Intervention de Général Jean-Marc Descoux

Réunion du mercredi 10 mars 2021 à 15h00
Commission d'enquête sur la lutte contre l'orpaillage illégal en guyane

Général Jean-Marc Descoux :

En toute franchise, nous n'adhérons pas au modèle brésilien et ce, pour plusieurs raisons.

Premièrement, il n'existe pas au Brésil de dispositif interministériel comparable à Harpie qui serait dédié en permanence à la lutte contre l'orpaillage illégal. Les forces de sécurité au Brésil assurent le maintien de l'ordre et la sécurité publique.

Deuxièmement, nous n'avons pas affaire à la même population, puisqu'aucune immigration guyanaise n'est à signaler au Brésil. Dans la lutte contre l'orpaillage illégal, nous devons en revanche composer avec le fait que les délinquants sont des étrangers en situation irrégulière et non des ressortissants du territoire national.

Troisièmement, nous disposons d'éléments matériels attestant de la réalité de la déforestation liée aux activités économiques illégales au Brésil. Sur la base de photos satellites, nous estimons que le territoire des Yanomani au Brésil compte 20 000 garimpeiros, soit un effectif qui représente près de trois fois celui qui se trouve dans la forêt guyanaise. Depuis 2018, une véritable ruée vers l'or a été constatée sur ce territoire dont l'armée brésilienne est désormais absente et qui a été complètement pillé.

Enfin, je mets un point d'honneur à ce que la gendarmerie fasse preuve d'humanité face aux orpailleurs illégaux, en cohérence avec les valeurs de la République, ce qui n'est pas synonyme de faiblesse pour autant. Nous sommes extrêmement déterminés, puissants, capables d'apporter une réponse de très haut niveau si la dégradation de la situation le justifie. Par principe, nous veillons cependant à conserver une approche que je qualifierai de républicaine de l'action de police, même au plus profond de la forêt amazonienne. Cela explique la motivation des gendarmes pour se porter volontaires à cette mission qui honore notre action.

Peut-être que malgré tout, notre action ne répond pas au même standard que celle des forces de sécurité brésiliennes. C'est d'ailleurs pour cette raison que nous demandons des moyens numériques qui nous permettront de gagner en efficacité au cœur de la forêt. Actuellement, il reste difficile pour la gendarmerie de déterminer la nationalité brésilienne des individus que nous interpellons en forêt. Au Brésil, les forces de sécurité locales sont confrontées uniquement à des orpailleurs brésiliens. Dans un contexte singulier, nous veillons donc à ce que le garimpeiros ou le tueur que nous interpellons bénéficient des mêmes droits dans la forêt amazonienne que sur le reste du territoire national.

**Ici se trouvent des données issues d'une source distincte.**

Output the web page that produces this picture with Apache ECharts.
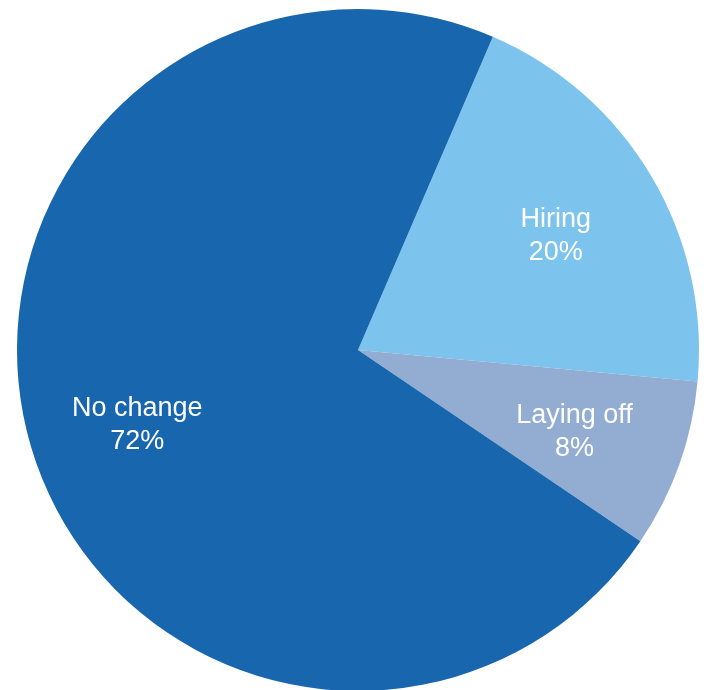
<!DOCTYPE html>
<html>
<head>
<meta charset="utf-8">
<script src="https://cdn.jsdelivr.net/npm/echarts@6/dist/echarts.min.js"></script>
<style>
  html, body { margin: 0; padding: 0; background: #ffffff; }
  #chart { width: 708px; height: 690px; }
</style>
</head>
<body>
<div id="chart"></div>
<script>
// Workforce plans breakdown
const categories = ['Hiring', 'Laying off', 'No change'];
const shares = [20, 8, 72];
const colors = ['#7cc3ee', '#93acd2', '#1766ae'];

const center = [358, 350];
const outerRadius = 341;
const startAngle = 66.7;

const sliceData = categories.map((name, i) => ({
  name: name,
  value: shares[i],
  itemStyle: { color: colors[i] }
}));

// small nudges for individual labels
const nudge = { 'Hiring': [0, 3], 'Laying off': [0, 5], 'No change': [0, 10] };
const labelData = categories.map((name, i) => ({
  name: name,
  value: shares[i],
  label: { offset: nudge[name] }
}));

const chart = echarts.init(document.getElementById('chart'), null, { renderer: 'canvas' });
chart.setOption({
  animation: false,
  backgroundColor: '#ffffff',
  series: [
    {
      // filled slices
      type: 'pie',
      center: center,
      radius: [0, outerRadius],
      startAngle: startAngle,
      clockwise: true,
      silent: true,
      label: { show: false },
      labelLine: { show: false },
      itemStyle: { borderWidth: 0 },
      data: sliceData
    },
    {
      // invisible wedges carrying the slice labels further out
      type: 'pie',
      center: center,
      radius: [0, 454],
      startAngle: startAngle,
      clockwise: true,
      silent: true,
      color: ['rgba(0,0,0,0)'],
      itemStyle: { color: 'rgba(0,0,0,0)', borderWidth: 0 },
      label: {
        show: true,
        position: 'inside',
        formatter: '{b}\n{d}%',
        color: '#ffffff',
        fontFamily: 'Liberation Sans, Arial, sans-serif',
        fontSize: 27,
        lineHeight: 33,
        align: 'center'
      },
      labelLine: { show: false },
      data: labelData
    }
  ]
});
</script>
</body>
</html>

Concernant la contribution active de la population locale, nous avons bien compris la nécessité d'adosser notre dispositif de lutte contre l'orpaillage illégal à toutes les parties prenantes de la mission de sauvegarde de la forêt. Pour rappel, la gendarmerie est la première administration de l'État à s'être saisie de la problématique de la forêt amazonienne. Ensuite, il est apparu que cette mission nécessitait des moyens, des savoir-faire spécifiques et l'appui d'autres administrations. Le fait d'avoir des gendarmes affectés dans la forêt amazonienne avec leurs familles permet d'assurer un maillage territorial et représente aussi une manière d'obtenir du renseignement. Nous intégrons aussi de jeunes Guyanais, dont certains sont originaires de la forêt, à notre dispositif comme officiers, sous-officiers ou gendarmes volontaires. Par ailleurs, nous recherchons des réservistes opérationnels à temps partiel possédant une connaissance précieuse de l'environnement qui seront dédiés uniquement à la mission « forêt » avec nos gendarmes. Ce dispositif produit donc des résultats et contribue à renforcer la cohésion au sein de notre effectif.